Obama has said that his views on the subject, established as clear opposition during the 2008 campaign, have been “evolving,” setting the stage for a move toward what proponents of government-sanctioned gay marriage call “marriage equality.”

Obama’s fundraising push takes him back to Manhattan this week for a high-dollar fundraiser for gay Democratic donors. Next week, Obama will host a gay pride celebration at the White House.

Last week, White House Communications Director Dan Pfieffer got heckled and booed when he visited a convention for liberal online activists. Much of the anger was over the administration’s slow movement on gay issues.

At the top of the list is speeding up the process by which gay members of the military will be allowed to openly express their sexualities and to embrace the concept of gay marriage. Many gay activists have held that Obama is uncomfortable with their movement and that his commitment to homosexual rights has been half-hearted.

An-administration friendly New York Times story today suggests that Obama has always been in favor of gay marriage but was not able to express himself in 2008 because the nation’s attitudes had not then evolved enough to permit him to live out loud as a friend to gay marriage. If any change to the end of the Clinton-era “don’t ask, don’t tell” policy is forthcoming from Congress it would be to slow the repeal not speed it, but gay marriage is kind of a freebie for Obama.
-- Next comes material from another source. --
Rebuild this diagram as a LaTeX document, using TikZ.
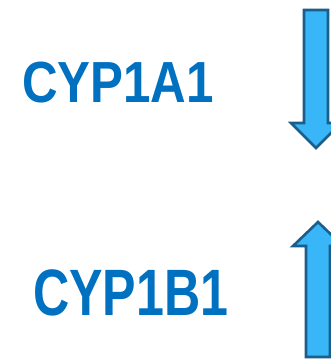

There’s not much he can do about the subject as president, having already extended federal spousal benefits to gay partners of government workers and decided not to enforce the Defense of Marriage Act. All Obama can do is express solidarity on the subject, which might satisfy the wealthy and influential gay lobby inside the Democratic Party but not require him to take any controversial policy stances closer to the general election. It is a subject on which only presidential inaction is needed to affect change.

Plus, with liberals continuing to seethe over Obama’s appetite for military interventions around the globe, the White House needs to show that it is listening to the grass roots.